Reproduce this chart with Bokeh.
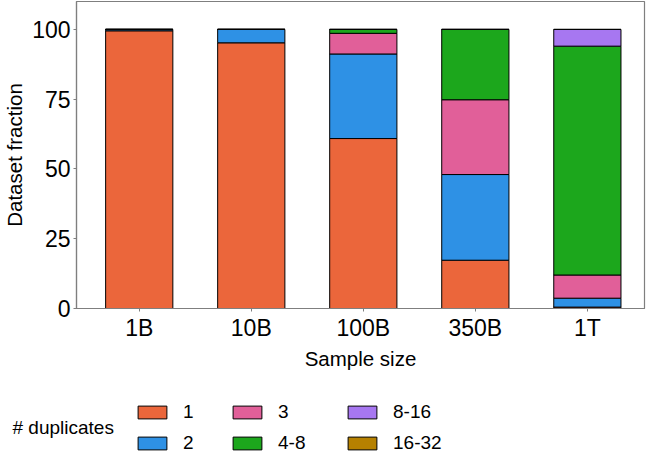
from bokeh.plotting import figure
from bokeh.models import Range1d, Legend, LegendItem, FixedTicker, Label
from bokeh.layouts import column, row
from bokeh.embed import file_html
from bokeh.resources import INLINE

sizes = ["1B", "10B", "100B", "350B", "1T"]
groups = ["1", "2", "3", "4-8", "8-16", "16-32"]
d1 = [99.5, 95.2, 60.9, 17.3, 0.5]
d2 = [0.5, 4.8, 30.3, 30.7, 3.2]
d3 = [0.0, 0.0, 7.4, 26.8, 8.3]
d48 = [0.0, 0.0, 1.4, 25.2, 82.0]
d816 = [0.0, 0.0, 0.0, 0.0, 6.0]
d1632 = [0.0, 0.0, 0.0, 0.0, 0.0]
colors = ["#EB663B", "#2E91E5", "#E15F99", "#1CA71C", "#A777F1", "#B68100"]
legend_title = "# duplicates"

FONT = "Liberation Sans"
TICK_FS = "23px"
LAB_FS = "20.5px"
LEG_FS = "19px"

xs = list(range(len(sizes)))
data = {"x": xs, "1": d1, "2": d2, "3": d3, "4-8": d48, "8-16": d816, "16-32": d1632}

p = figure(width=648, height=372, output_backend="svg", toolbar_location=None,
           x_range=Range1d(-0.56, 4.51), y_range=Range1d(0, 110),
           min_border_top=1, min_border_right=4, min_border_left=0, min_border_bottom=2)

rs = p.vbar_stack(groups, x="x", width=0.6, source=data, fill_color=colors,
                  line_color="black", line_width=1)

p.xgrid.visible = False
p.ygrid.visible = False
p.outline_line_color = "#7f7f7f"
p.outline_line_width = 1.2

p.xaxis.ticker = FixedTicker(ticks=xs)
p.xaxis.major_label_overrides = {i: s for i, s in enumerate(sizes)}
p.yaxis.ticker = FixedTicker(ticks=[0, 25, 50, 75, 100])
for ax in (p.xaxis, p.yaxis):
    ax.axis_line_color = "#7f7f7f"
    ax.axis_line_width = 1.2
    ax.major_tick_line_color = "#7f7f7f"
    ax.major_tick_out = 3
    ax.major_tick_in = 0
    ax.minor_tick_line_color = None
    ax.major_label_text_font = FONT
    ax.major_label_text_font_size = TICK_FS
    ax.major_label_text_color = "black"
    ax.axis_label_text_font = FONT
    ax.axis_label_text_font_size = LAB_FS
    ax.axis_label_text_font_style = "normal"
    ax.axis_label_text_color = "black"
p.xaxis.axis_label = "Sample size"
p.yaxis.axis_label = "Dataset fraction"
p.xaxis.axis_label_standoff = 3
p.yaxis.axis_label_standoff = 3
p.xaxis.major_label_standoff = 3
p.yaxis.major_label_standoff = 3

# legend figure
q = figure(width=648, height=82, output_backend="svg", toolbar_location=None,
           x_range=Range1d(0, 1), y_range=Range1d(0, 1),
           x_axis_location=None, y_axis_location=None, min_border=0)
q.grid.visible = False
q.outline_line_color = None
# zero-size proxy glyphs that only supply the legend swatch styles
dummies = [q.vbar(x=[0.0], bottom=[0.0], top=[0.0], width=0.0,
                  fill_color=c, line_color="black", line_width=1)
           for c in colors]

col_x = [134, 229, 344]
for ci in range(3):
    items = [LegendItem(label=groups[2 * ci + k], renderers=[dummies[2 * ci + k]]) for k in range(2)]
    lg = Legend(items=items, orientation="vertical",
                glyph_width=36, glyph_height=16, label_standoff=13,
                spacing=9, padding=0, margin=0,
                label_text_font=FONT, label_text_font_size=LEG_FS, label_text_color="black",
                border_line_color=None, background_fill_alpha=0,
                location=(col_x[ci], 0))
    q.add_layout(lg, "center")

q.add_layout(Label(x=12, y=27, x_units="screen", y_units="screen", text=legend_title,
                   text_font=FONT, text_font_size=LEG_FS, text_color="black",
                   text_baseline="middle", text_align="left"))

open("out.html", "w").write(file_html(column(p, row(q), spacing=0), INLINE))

=-=-=-=-=

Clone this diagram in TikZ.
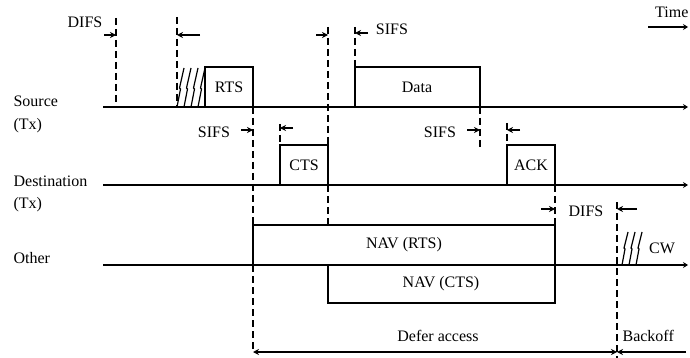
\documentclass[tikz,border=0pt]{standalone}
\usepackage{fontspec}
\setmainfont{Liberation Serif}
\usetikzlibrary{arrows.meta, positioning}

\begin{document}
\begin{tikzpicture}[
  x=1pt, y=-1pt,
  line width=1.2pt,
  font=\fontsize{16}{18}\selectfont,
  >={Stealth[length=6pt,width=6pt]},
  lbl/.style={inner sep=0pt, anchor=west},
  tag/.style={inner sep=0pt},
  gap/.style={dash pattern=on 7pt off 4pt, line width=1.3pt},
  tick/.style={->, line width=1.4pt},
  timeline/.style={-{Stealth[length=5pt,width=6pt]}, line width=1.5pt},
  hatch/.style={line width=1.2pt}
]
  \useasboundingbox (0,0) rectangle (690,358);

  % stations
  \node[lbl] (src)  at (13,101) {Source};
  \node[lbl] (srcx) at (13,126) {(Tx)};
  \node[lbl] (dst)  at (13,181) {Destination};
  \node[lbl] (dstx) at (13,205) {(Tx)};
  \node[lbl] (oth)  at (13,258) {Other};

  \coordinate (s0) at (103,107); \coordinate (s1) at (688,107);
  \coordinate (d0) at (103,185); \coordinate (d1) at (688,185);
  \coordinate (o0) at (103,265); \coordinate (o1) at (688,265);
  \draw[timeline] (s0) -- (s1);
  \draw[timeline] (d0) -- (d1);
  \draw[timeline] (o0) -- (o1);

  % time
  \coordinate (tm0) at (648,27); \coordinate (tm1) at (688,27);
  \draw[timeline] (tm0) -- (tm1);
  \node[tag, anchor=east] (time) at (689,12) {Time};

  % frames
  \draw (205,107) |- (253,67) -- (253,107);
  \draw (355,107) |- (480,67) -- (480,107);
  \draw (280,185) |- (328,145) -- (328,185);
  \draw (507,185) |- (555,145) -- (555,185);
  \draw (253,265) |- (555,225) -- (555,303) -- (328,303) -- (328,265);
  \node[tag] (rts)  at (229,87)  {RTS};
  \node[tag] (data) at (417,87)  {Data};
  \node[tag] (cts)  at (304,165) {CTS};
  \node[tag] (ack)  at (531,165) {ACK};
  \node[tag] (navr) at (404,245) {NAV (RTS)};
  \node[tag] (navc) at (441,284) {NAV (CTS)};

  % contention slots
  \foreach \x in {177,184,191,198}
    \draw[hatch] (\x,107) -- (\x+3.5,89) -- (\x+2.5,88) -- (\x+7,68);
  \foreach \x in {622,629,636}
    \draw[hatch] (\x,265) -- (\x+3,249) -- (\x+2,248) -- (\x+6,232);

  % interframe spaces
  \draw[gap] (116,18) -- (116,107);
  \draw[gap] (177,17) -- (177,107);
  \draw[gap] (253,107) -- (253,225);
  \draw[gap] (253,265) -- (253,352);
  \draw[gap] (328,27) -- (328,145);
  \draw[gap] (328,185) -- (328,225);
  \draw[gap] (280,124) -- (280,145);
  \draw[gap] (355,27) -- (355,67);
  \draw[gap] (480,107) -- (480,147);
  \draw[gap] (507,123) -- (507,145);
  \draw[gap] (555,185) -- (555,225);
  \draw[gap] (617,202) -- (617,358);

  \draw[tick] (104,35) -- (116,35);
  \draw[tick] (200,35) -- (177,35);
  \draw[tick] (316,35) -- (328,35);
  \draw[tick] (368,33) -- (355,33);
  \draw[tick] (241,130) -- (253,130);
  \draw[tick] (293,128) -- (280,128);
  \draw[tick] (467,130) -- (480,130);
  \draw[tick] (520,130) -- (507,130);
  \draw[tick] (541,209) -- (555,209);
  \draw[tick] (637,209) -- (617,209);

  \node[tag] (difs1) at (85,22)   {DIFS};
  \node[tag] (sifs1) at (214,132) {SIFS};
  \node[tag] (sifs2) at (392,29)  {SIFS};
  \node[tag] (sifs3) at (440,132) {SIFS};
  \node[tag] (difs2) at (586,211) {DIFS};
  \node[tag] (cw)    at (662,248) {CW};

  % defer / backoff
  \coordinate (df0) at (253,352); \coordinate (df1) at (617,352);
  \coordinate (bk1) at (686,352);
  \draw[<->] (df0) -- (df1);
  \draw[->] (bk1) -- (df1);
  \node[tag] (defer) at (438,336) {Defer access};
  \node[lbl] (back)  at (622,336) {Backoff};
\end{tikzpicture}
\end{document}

=-=-=-=-=

REQUIRED WORK =>
Pick out the lines above that hold the string "this" and show them.

TASK SOLUTION =>
Reproduce this chart with Bokeh.
Clone this diagram in TikZ.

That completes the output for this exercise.